When chief executives of local law enforcement agencies effectively target subgroups of persons who are not committing crimes, they not only alienate the community, they make it much harder for their agencies to recruit high caliber persons with integrity who reflect the faces of the community to take on the very hard job of policing. A sheriff like Joe Arpaio must have the hardest of times making those hires, and the more the world hears about him, the harder it is for more grounded, public spirited police agencies to hire the best of the best.

American law enforcement must demand the removal of Sheriff Arpaio from duty. He is truly a menace to the residents of Arizona, and our country. Simply stated, Sheriff Arpaio has marred the reputation of law enforcement for generations to come.
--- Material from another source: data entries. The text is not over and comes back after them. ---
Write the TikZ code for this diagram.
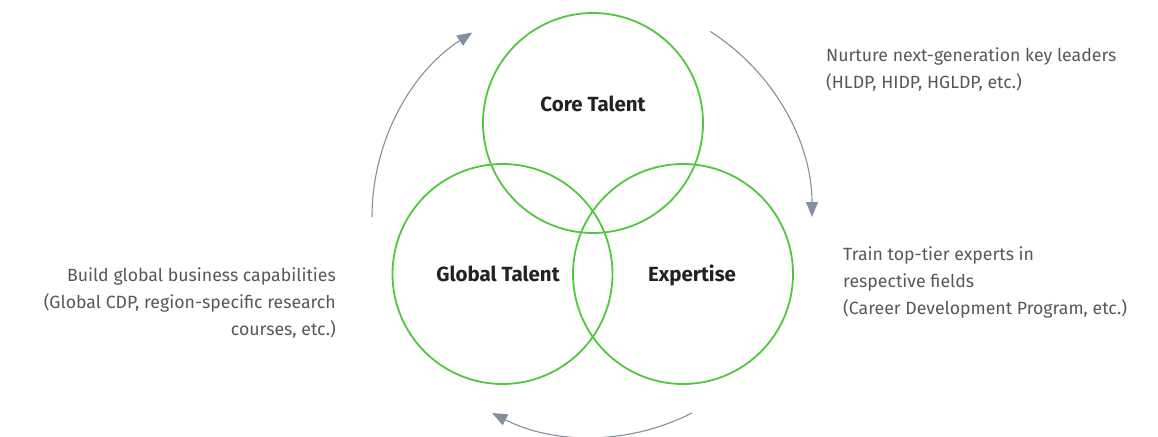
\documentclass[tikz,border=0pt]{standalone}
\usepackage{fontspec}
\setmainfont{Fira Sans}
\usetikzlibrary{arrows.meta}
\definecolor{venngreen}{HTML}{50C83E}
\definecolor{arcgray}{HTML}{8290A0}
\definecolor{txtgray}{HTML}{585858}
\definecolor{txtdark}{HTML}{222222}
\begin{document}
\begin{tikzpicture}[x=1pt,y=-1pt,
  venn/.style={circle,draw=venngreen,line width=1.8pt,minimum size=220pt,inner sep=0pt},
  vlabel/.style={font=\fontsize{20.5}{24}\selectfont\bfseries,text=txtdark,anchor=base,inner sep=0pt},
  note/.style={font=\fontsize{17.7}{27}\selectfont,text=txtgray,inner sep=0pt},
  cyc/.style={draw=arcgray,line width=1.1pt,-{Triangle[length=15pt,width=12pt]}}]
\useasboundingbox (0,0) rectangle (1158,436);
\clip (0,0) rectangle (1158,436);
% circles
\node[venn] (core) at (593,123) {};
\node[venn] (global) at (502.5,274) {};
\node[venn] (expert) at (683,274) {};
% labels
\node[vlabel] (lcore) at (593,111.5) {Core Talent};
\node[vlabel] (lglobal) at (498,281.5) {Global Talent};
\node[vlabel] (lexpert) at (692,281.5) {Expertise};
% notes
\node[note,anchor=north west,align=left] (n1) at (826,47.5) {Nurture next-generation key leaders\\(HLDP, HIDP, HGLDP, etc.)};
\node[note,anchor=north west,align=left] (n2) at (843,246.5) {Train top-tier experts in\\respective fields\\(Career Development Program, etc.)};
\node[note,anchor=north east,align=right] (n3) at (336,267.5) {Build global business capabilities\\(Global CDP, region-specific research\\courses, etc.)};
% cycle arrows
\coordinate (o) at (592,217);
\coordinate (a1) at ([shift={(180:220pt)}]o);
\coordinate (a2) at ([shift={(57.5:220pt)}]o);
\coordinate (a3) at ([shift={(-63:220pt)}]o);
\draw[cyc] (a1) arc[start angle=180,end angle=123,radius=220pt];
\draw[cyc] (a2) arc[start angle=57.5,end angle=0,radius=220pt];
\draw[cyc] (a3) arc[start angle=-63,end angle=-117,radius=220pt];
\end{tikzpicture}
\end{document}
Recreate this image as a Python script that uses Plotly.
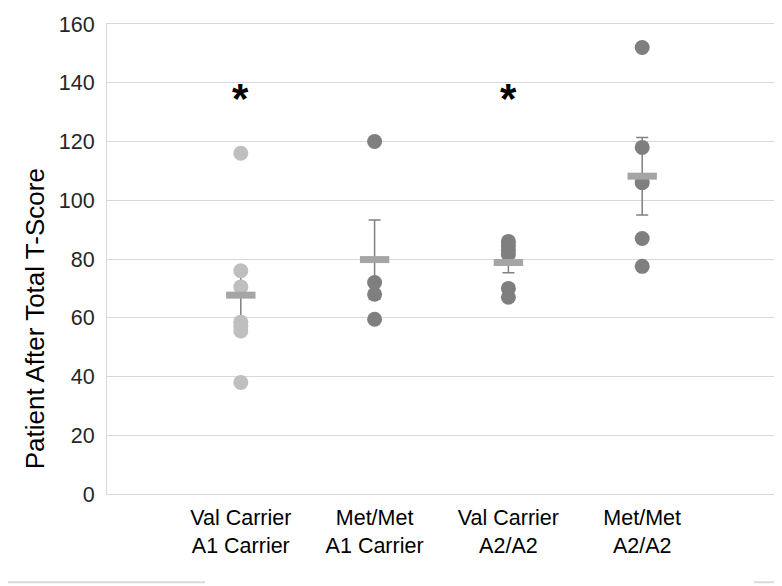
import plotly.graph_objects as go

# categories and read-off values
categories = ["Val Carrier<br>A1 Carrier", "Met/Met<br>A1 Carrier",
              "Val Carrier<br>A2/A2", "Met/Met<br>A2/A2"]
cat_pos = [1, 2, 3, 4]

val_a1 = [116, 76, 70.5, 58.5, 57, 55.5, 38]
met_a1 = [120, 72, 68, 59.5]
val_a2 = [86, 84.5, 83, 81.5, 70, 67]
met_a2 = [152, 118, 106, 87, 77.5]

group_means = [67.7, 79.8, 78.8, 108.2]
group_sem = [9.2, 13.5, 3.5, 13.2]

star_groups = [1, 3]
star_y = [134.5, 134.5]

FONT = "Liberation Sans, Arial, sans-serif"
GRID = "#D9D9D9"

fig = go.Figure()

# error bars (SEM) drawn first so dots sit over them
fig.add_trace(go.Scatter(
    x=cat_pos, y=group_means, mode="markers",
    marker=dict(size=1, color="rgba(0,0,0,0)"),
    error_y=dict(type="data", array=group_sem, visible=True,
                 color="#808080", thickness=1.5, width=6),
    showlegend=False, hoverinfo="skip",
))

groups = [(1, val_a1, "#BFBFBF"), (2, met_a1, "#7F7F7F"),
          (3, val_a2, "#7F7F7F"), (4, met_a2, "#7F7F7F")]
for pos, vals, col in groups:
    fig.add_trace(go.Scatter(
        x=[pos] * len(vals), y=vals, mode="markers",
        marker=dict(size=15, color=col),
        showlegend=False,
    ))

# mean bars
fig.add_trace(go.Scatter(
    x=cat_pos, y=group_means, mode="markers",
    marker=dict(symbol="line-ew", size=21,
                line=dict(width=7, color="#A5A5A5")),
    showlegend=False,
))

for g, yv in zip(star_groups, star_y):
    fig.add_annotation(x=g, y=yv, text="<b>*</b>", showarrow=False,
                       font=dict(family=FONT, size=42, color="black"),
                       xanchor="center", yanchor="middle")

fig.add_annotation(xref="paper", yref="paper", x=-0.1075, y=0.372,
                   text="Patient After Total T-Score", textangle=-90,
                   showarrow=False, xanchor="center", yanchor="middle",
                   font=dict(family=FONT, size=26, color="black"))

# outer frame of the original screenshot
frame = dict(color=GRID, width=2)
for x0, y0, x1, y1 in [(1.003, 1.05, 1.003, -0.1878),
                       (-0.17, -0.1878, 0.1463, -0.1878),
                       (0.967, -0.1878, 1.003, -0.1878)]:
    fig.add_shape(type="line", xref="paper", yref="paper",
                  x0=x0, y0=y0, x1=x1, y1=y1, line=frame)

fig.update_xaxes(range=[0, 5], tickvals=cat_pos, ticktext=categories,
                 showgrid=False, zeroline=False, showline=True,
                 linecolor=GRID, linewidth=1, mirror=True, ticks="",
                 ticklabelstandoff=4,
                 tickfont=dict(family=FONT, size=21.5, color="black"))
fig.update_yaxes(range=[0, 160], dtick=20, showgrid=True, gridcolor=GRID,
                 gridwidth=1, zeroline=False, showline=True, linecolor=GRID,
                 linewidth=1, mirror=True, ticks="", ticklabelstandoff=7,
                 tickfont=dict(family=FONT, size=21.5, color="#262626"))

# the page body adds an 8px margin, so the figure is 8px smaller here
fig.update_layout(
    width=774, height=578,
    margin=dict(l=99, r=5, t=12, b=92),
    paper_bgcolor="white", plot_bgcolor="white",
    font=dict(family=FONT),
)

fig.write_html("out.html")
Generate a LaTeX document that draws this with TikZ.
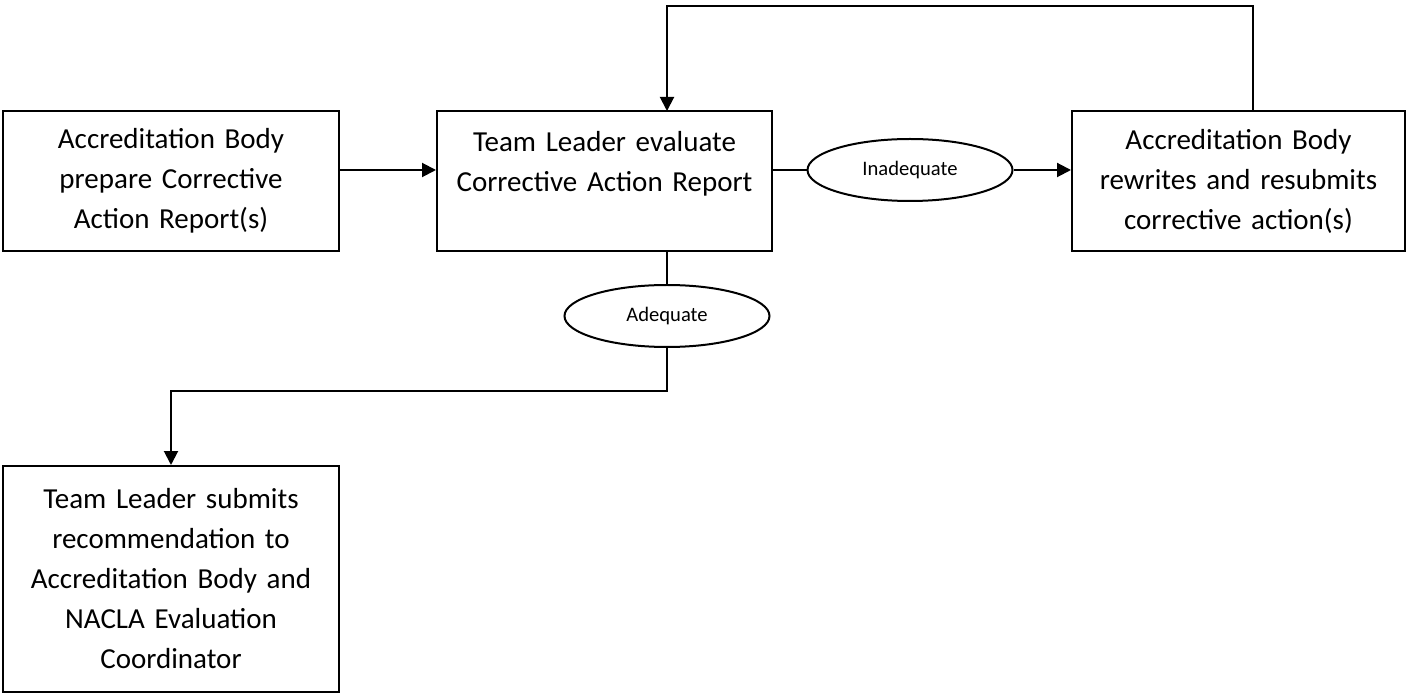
\documentclass[tikz,border=0pt]{standalone}
\usepackage{fontspec}
\setmainfont{Carlito}
\usepackage{tikz}
\usetikzlibrary{arrows.meta, positioning, shapes.geometric}

\begin{document}
\begin{tikzpicture}[x=0.5pt, y=-0.5pt,
  box/.style={draw, line width=1pt, minimum width=168pt, minimum height=70pt,
    text width=160pt, inner sep=0pt, align=center,
    font=\fontsize{14.5}{20}\selectfont},
  oval/.style={draw, ellipse, line width=1pt, minimum width=102.5pt,
    minimum height=31pt, inner sep=0pt, font=\fontsize{10.3}{12}\selectfont},
  line/.style={line width=1pt},
  arrow/.style={line width=1pt, -{Triangle[length=7pt,width=7pt]}}]

\useasboundingbox (0,0) rectangle (1406,694);

% Boxes
\node[box] (prep) at (171,181) {Accreditation Body\\prepare Corrective\\Action Report(s)};
\node[box, minimum width=167.5pt] (eval) at (604.5,181) {Team Leader evaluate\\Corrective Action Report\\ \mbox{}};
\node[box, minimum width=166.5pt] (rewrite) at (1238.5,181) {Accreditation Body\\rewrites and resubmits\\corrective action(s)};
\node[box, minimum height=113pt] (submit) at (171,579) {Team Leader submits\\recommendation to\\Accreditation Body and\\NACLA Evaluation\\Coordinator};

% Decisions
\node[oval] (inadequate) at (910,170) {Inadequate};
\node[oval] (adequate) at (667,316) {Adequate};

% Connectors
\draw[arrow] (prep.east |- inadequate) -- (eval.west |- inadequate);
\draw[line] (eval.east |- inadequate) -- (inadequate.west);
\draw[arrow] (inadequate.east) -- (rewrite.west |- inadequate);

\coordinate (fbtop) at (0,6);
\coordinate (fbout) at (1253,111);
\coordinate (fbin) at (667,111);
\draw[arrow] (fbout) -- (fbout |- fbtop) -| (fbin);

\coordinate (bend) at (0,391);
\draw[line] (adequate.north |- eval.south) -- (adequate.north);
\draw[arrow] (adequate.south) -- (adequate.south |- bend) -| (submit.north);

\end{tikzpicture}
\end{document}
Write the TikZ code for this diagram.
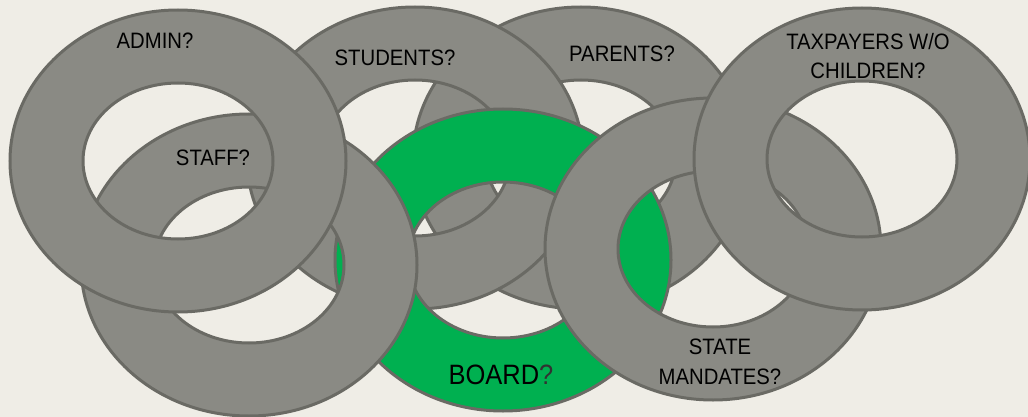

His warped sense of “justice” has no place in our society, unless we support Japanese internment camps, the ghetto-ization of African-Americans, and the deaths of countless Latinos attempting to survive their own countries’ destruction at the hands of US foreign and economic policies by struggling to come here to live, work and protect their families. I call upon the International Association of Chiefs of Police, as well as the US Department of Justice, to work diligently to remove him from the office he has squandered with racism and hate. Those of us in law enforcement working hard to build bridges of respect and trust with our communities don’t need another Theophilus Eugene “Bull” Connor erasing our progress.